After the movie was Halloween which got pretty crazy but I’m not going to talk about that. It was just another party on just another weekend, the only difference being that people were wearing costumes. I mean there was guy dressed up as the main character from the Rocky Horror Show.
Then on November 10th I went to another event. It was a talk on how Jewish refugees in the Soviet Union wrote and sang Yiddish songs to express and communicate their feelings about the second world war. It was a talk unlike any other because some of the songs were actually performed during the seminar.
To be fair, I didn’t go into the seminar very enthusiastic. I saw Yiddish and Old and I felt it was going to be boring. I only actually went because attending an event that’s culturally lauded is a requirement our first semester. But then he started singing the songs and I thanked my lucky stars that I’d actually come to the event.
I’ve also being watching Kuroko No Basuke which means Kuroko’s basketball. I’ve been pseudo-binge-watching it (I DO have homework and classes) and right now I’m nearing the end of the third season. Which regrettably is the final season *sad weepy face*.
Overall, it’s been a busy time (granted, that was only three things I wrote about but still) and in between assignments and classes, I’ve been busy. I also discovered Steam two days ago.

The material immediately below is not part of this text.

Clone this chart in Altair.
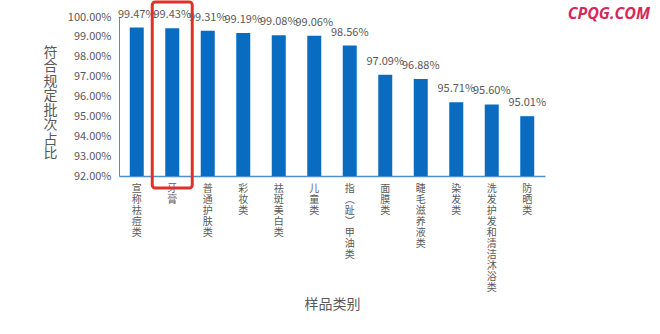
import altair as alt
import pandas as pd

categories = ["宣称祛痘类", "牙膏", "普通护肤类", "彩妆类", "祛斑美白类", "儿童类",
              "指（趾）甲油类", "面膜类", "睫毛滋养液类", "染发类", "洗发护发和清洁沐浴类", "防晒类"]
values = [0.9947, 0.9943, 0.9931, 0.9919, 0.9908, 0.9906,
          0.9856, 0.9709, 0.9688, 0.9571, 0.9560, 0.9501]
y_ticks = [0.92, 0.93, 0.94, 0.95, 0.96, 0.97, 0.98, 0.99, 1.0]
highlight = ["牙膏"]

df = pd.DataFrame({"cat": categories, "val": values})
hl = pd.DataFrame({"cat": highlight})

FONT = "Noto Sans CJK SC"
GRAY = "#595959"
W, H = 426, 159

xaxis = alt.Axis(
    title="样品类别", titleFont=FONT, titleFontSize=14, titleFontWeight="normal",
    titleColor=GRAY, titleY=121, titleBaseline="top",
    labelAngle=0, labelBaseline="top", labelAlign="center", labelPadding=7,
    labelFont=FONT, labelFontSize=10, labelLineHeight=11, labelColor=GRAY,
    labelLimit=400, labelOverlap=False,
    labelExpr="split(replace(replace(datum.label,'（','︵'),'）','︶'),'')",
    ticks=False, domainColor="#4f8fcf", domainWidth=1.5)

yaxis = alt.Axis(
    title=list("符合规定批次占比"), titleAngle=0, titleFont=FONT, titleFontSize=14,
    titleFontWeight="normal", titleColor=GRAY, titleLineHeight=14.5,
    titleX=-69, titleY=28, titleAlign="center", titleBaseline="top",
    format=".2%", values=y_ticks,
    labelFont=FONT, labelFontSize=11, labelColor=GRAY, labelPadding=8,
    labelOverlap=False, labelBaseline="middle",
    ticks=False, grid=False, domainColor="#4f8fcf", domainWidth=1)

xscale = alt.Scale(paddingInner=0.6, paddingOuter=0.3)
yscale = alt.Scale(domain=[0.92, 1.0], zero=False, nice=False)

X = alt.X("cat:N", sort=categories, scale=xscale, axis=xaxis)
Y = alt.Y("val:Q", scale=yscale, axis=yaxis)

bars = alt.Chart(df).mark_bar(color="#0a6cc0", size=14, clip=False).encode(
    x=X, y=Y, y2=alt.datum(0.92),
)

labels = alt.Chart(df).mark_text(font=FONT, fontSize=11, color=GRAY, dy=-8, baseline="bottom").encode(
    x=X, y=Y,
    text=alt.Text("val:Q", format=".2%"),
)

box = alt.Chart(hl).mark_bar(filled=False, fill=None, stroke="#e0302a", strokeWidth=3,
                             cornerRadius=3, size=40, clip=False).encode(
    x=X,
    y=alt.value(-15),
    y2=alt.value(H + 12),
)

watermark = alt.Chart(hl).mark_text(text="CPQG.COM", font="Open Sans", fontSize=16,
                                    fontStyle="italic", fontWeight="bold", color="#d6285a",
                                    align="right", baseline="middle").encode(
    x=alt.value(531), y=alt.value(-3),
)

chart = alt.layer(bars, labels, box, watermark).properties(
    width=W, height=H,
    autosize=alt.AutoSizeParams(type="none"),
    padding={"left": 119, "top": 17, "right": 115, "bottom": 158},
    background="white",
).configure_view(stroke=None)

chart.save("out.html", embed_options={"renderer": "svg", "actions": False})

Have I been reading? I’ve been trying to. Honest to god, I’ve been trying so hard to make time to read books, and there’s like this duo of books that I got sent from home that’s in Sinhala and I just have been trying and trying and trying but I’ve read like the first 6 pages and that’s it and also I realize that this is one of the longest sentences I’ve ever typed and I ever will and let’s bask in the glory of this moment shall we?
And that is it. Honestly speaking, I’m shocked as to how little time I have for MYSELF. As in no time to read books, no time to listen to music, and the only way I have time to watch anime is DURING my meals, on my small (relatively compared to my laptop) phone screen. *extra sad weepy face*.
So yeah. That’s college. For me. Basically. (I’m dying. Don’t tell anyone.)